It’s often said that games should either be casual or hardcore, aiming either for the score-chasing twitch reflex crowd or those who just want to relax with their video games. There are games which pitch their tents decidedly in one camp or another; Dark Souls shouldn’t be played if you’re looking to unwind after a long day, while Candy Crush Saga isn’t going to trouble the most hardened controller-wielding fingers.
There exists, though, a massive market for games that combine elements of both hardcore and casual games to create unique experiences. These games often have the pulse-pounding minute-to-minute gameplay and high-score focus of hardcore games, but their visuals are minimalist and their soundtracks consist of laid-back techno or trance. We’re thinking games like Race the Sun, Superflight and Amplitude, to name but a few.
Into this category falls Tunnel Rush, the latest title to come to us from Deer Cat Studios. Deer Cat’s previous titles include Flight Speed and Wave Rider, both of which combined chilled-out aesthetics with increasingly complex and difficult gameplay. Tunnel Rush continues this venerable tradition, and in many ways might be the apotheosis of everything Deer Cat is trying to achieve as a studio. You can access Tunnel Rush on web or via mobile depending on which platform you favor.

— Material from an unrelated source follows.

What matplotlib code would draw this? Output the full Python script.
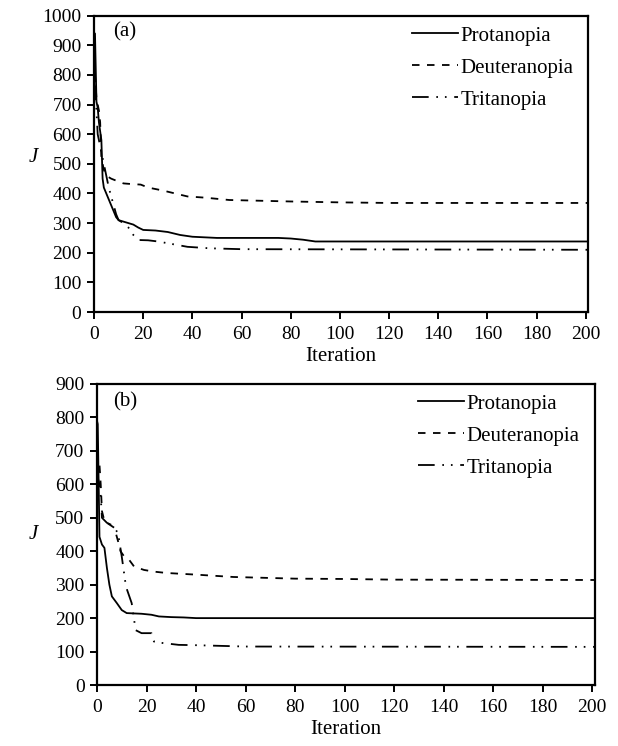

As with many of this studio’s games, you’ll be disappointed if you’re looking for a story, but you probably aren’t; Deer Cat excels at games to be played in the lunch break, games to kill a few moments while waiting for public transport or a taxi, games which insidiously pull you in with their “just one more try” gameplay loops and compelling presentation. Tunnel Rush is no different in this regard, so the full extent of narrative context here is “you are thing running through tunnel, run fast and do not die”.
That’s more than enough to be going on with, though. Imagine a cross between Amplitude, Race the Sun and old-school Atari racer Tempest and you’re most of the way there with Tunnel Rush. It’s a first-person score-chasing auto-runner in which players must avoid obstacles and reach the finish line intact. One collision with an obstacle means death, so it’s high-stakes all the way.
Normally, this is where we would say “things start out nice and slow to ease you into the experience”, but Tunnel Rush is the exception to the rule. Although the first couple of stages are certainly easier than what follows, this is not a game that holds your hand; Tunnel Rush expects you to familiarize yourself with its core controls and central gameplay mechanics near enough immediately.
Luckily, those core controls aren’t difficult to learn. The only control you have over your nameless, faceless character here is movement; the entirety of Tunnel Rush takes place on a cylindrical spiral, and your character can move left and right to avoid obstacles and position themselves more favorably. Pretty much anyone can approach Tunnel Rush, whether they’re a hardcore gamer or a neophyte, and immediately become familiar with what it’s trying to achieve.
That’s not to say that it’s easy, though – far from it. Tunnel Rush very, very quickly amps up, throwing an absolute onslaught of obstacles at the player not four or five levels in. If you don’t have a tremendous amount of patience, this one might not be for you, as the gameplay can seem a little “trial-and-error” at times, especially when obstacles start to move and shift seemingly unpredictably.
The genius of Tunnel Rush, though, is just that: the obstacles here are predictable. Every obstacle is defined in terms of shape and function, and performs exactly as it appears to. Players are actually given a fairly generous amount of time to react to each obstacle as it looms on the horizon, and each death (for there will be many) will likely be accompanied by an “oh, I really should have avoided that” exclamation.
Part of the way Tunnel Rush avoids the frustration that could come with its core mechanics is in its visuals and audio. Although the music is appropriately pulse-pounding and rhythmic, it has that curious quality present in a lot of dance music that’s just as likely to lull you to sleep as it is to make you feel like dancing. The visuals here are good, all 3D geometric shapes and well-defined level design; the aesthetic is relaxingly minimalistic, devoid of any of the predictable hardcore trappings one might expect from a game this difficult.
Tunnel Rush represents the perfect marriage of casual presentation and hardcore difficulty. Its levels present a challenge to hardcore gamers, taunting them to get through each stage unscathed (an increasingly difficult prospect as the levels go on). Simultaneously, it offers a soothing balm to its more casual crowd, as each level can easily and quickly be restarted with no detriment to overall progress.
We find ourselves in the unique and pleasant position of being able to recommend Tunnel Rush to both casual gamers and hardcore gamers, then. For the former, it provides a nice, chilled-out visual experience; dying doesn’t feel so bad when it looks and sounds this good. For the latter, there’s a score-attack element which traces how far through the tunnels you got before you died, a figure endlessly enticing to those who like to constantly better themselves. A moment-to-moment joy, Tunnel Rush more than earns its place among the greats of browser-based gaming.